A Beauty, no?
I originally wanted to preserve the built-in focus mechanism, but the lens has some strange designs that prevents this from happening. On most rangefinders, there are two focus guides; one on each side of the lens and are small and very close to the helicoid. On this lens, there is a single focus guide and is placed quite a distance away from the helicoid. If I were to retain the original focusing, I would have to machine the mount much larger than the diameter of the lens to accommodate the focus guide. If I were more skilled, I could probably create my own focus guide, but I am not there yet. In the end, the built-in focus is abandoned, and the Pentax 17-33mm focus helicoid is used. There are many advantages of using a helicoid with 16mm of focus travel, and one of which is extreme close focus while still retaining infinity focus. Another advantage is the focus feel. The Pentax helicoid is smooth as silk and what a pleasure to use.
The skin on the front of the camera need to be removed, which will expose the screws that secure the lens module. The top plate probably does not need to be removed, but I did it anyway.
Once the screws were removed, the lens module can be pulled out easily. Note the focus guide circled in red.
I need to use an M42 mount for the lens, so that it could be screwed on to the Pentax helicoid. This M42 mount came from one of the three sections of a Pentax extension tube. I have to somehow mount this onto the lens. The obvious way to do it is to attach it to the inner helicoid. The only problem is there is less than 3mm of space available between the lens and the focus helicoid. I machined the inner helicoid tube from its original 25mm to about 1mm thick, and the M42 mount to about 3mm, just thin enough to achieve infinity focus. I then epoxied the two parts together. Since the weight of the whole lens is held together by the glue, I am not too comfortable trusting glue to handle this by itself, so I intend to drill/tap and screwed them together for some added assurance.
Remove everything at the rear of the lens, but keep the retention plate. This plate is used to hold the M42 mount to the lens. See next picture for the plate. The screw circled is a key that makes sure the plate does not move around.
On the left is the M42 mount I cut from the Pentax extension tube and machined to the required thickness. In the middle is the retention plate that I machined so that it will fit inside the back of the M42 mount. These two pieces are glued together with metallic epoxy.

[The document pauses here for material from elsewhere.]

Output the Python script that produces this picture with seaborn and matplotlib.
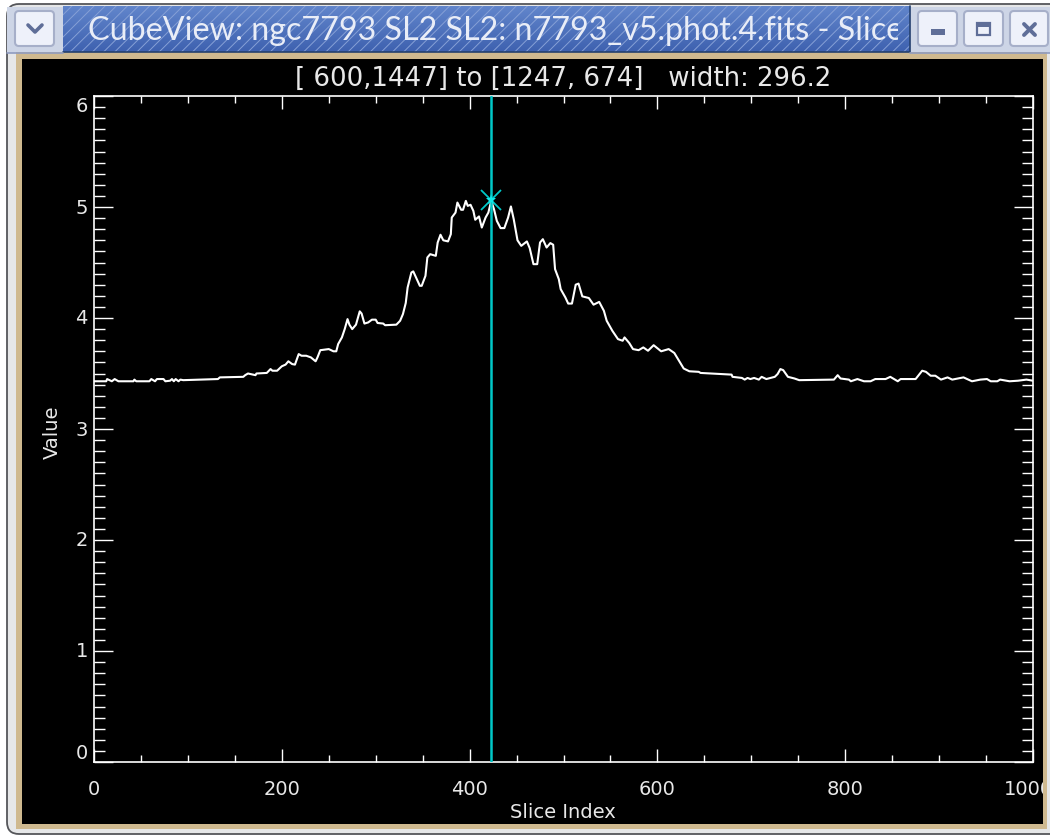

The retention plate is glued onto the M42 mount. Note the recessed groove; it's just small enough that the retention ring can't go through the hole. This is where the retention ring on the right will be pressing on while screwed onto the lens. This secures the mount on the lens.
All the pieces fitted together. The notches circled in red is where you use the spanner wrench to tighten the retention ring and secure the mount.
Disabling the shutter
This is actually the trickiest part that took more time. It involves disassembling the front of the lens.
Remove the retention ring with a spanner wrench and remove the diffuser piece. Next unscrew the front element group, and take out 3 pieces under it. Now remove the 3 screws circled in red.
Once the 3 screws are removed, lift this piece out, and the piece below it. This will expose 4 more screws that need to be removed. Note the small retention ring in the middle, pointed to by the blue arrow. This one also needs to come out.
Take out the piece secured by the 4 screws, and now the inner retention can be removed. Note the locking screws in red. It needs to be turned so that it's not touching the retention ring. Using a pointed spanner wrench, remove the retention ring.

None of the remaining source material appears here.